With the unknowns involved with when the airline industry will be running at full capacity – and the possible reluctance of travelers to venture too far from home – the drive market will be important. “Going local is one of those ways that we can start seeing spot recovery, not just in the U.S., but globally because you can then figure out ways to drive demand as the restaurants and bars come off their quarantine restrictions,” he said. “People will want to go out and socialize once they feel comfortable.”
Peter J. Bates, president, Strategic Vision, sees the drive market as vitally important to recovery. “Wherever you are, there is a drive market,” he said. “Provided you are telling the right story and you can excite the client, that is something you can look at very quickly. There are some things you can do now in April because no one can tell us when things will be back to normal.”
He said that hotels should be preparing to get that local business now. “A hotelier or resort owner should be looking at their website,” he said. “Is it telling the right story now? Can we adapt it? Does it need factual cleaning up? This is a great time to do that type of thing. Check out your databases. Are those clean? Are they ready to use as soon as it is appropriate?

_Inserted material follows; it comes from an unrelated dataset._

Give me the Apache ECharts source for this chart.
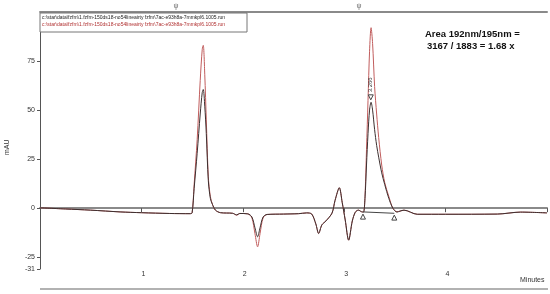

Do you have a robust SEO plan to go when things are ready?”
Chuma said he expects to see more evidence of the drive market going forward. “I anticipate that we are going to see an increase in demand in things that we used to do as kids without parents – car trips, things within driving distance, going camping – so you still have that social distancing activity,” he said. I think there are a lot of ways that the hospitality industry is going to be incredibly creative to find its way back.”
For Bruce Rosenberg, president of the Americas, HotelPlanner, the beginning of the recovery period will be a season of the last-minute vacation. “We are seeing pent-up demand,” he said. “we just did a survey with 1,000-plus adults. People still want to travel. The concern is, has this changed people’s attitudes toward travel? I don’t think so. I think there will be significant pent-up demand that will be released as soon as there is a comfort level that the virus has peaked, and people aren’t getting sick. I don’t think, fundamentally, it is going to change the demand for travel.”
Once the recovery begins, Bates said it is important that hotels go about attracting guests the right way. “I don’t believe that chopping the rate in half is the way to do it,” he said, “though there will be many who will do that. People should be looking at adding value. That may be adding an extra night. Owners have to understand why this is being done by operators. You have got to get people wanting to come to you because everybody is going to be after the same piece of business. Have you added value programs ready to go.”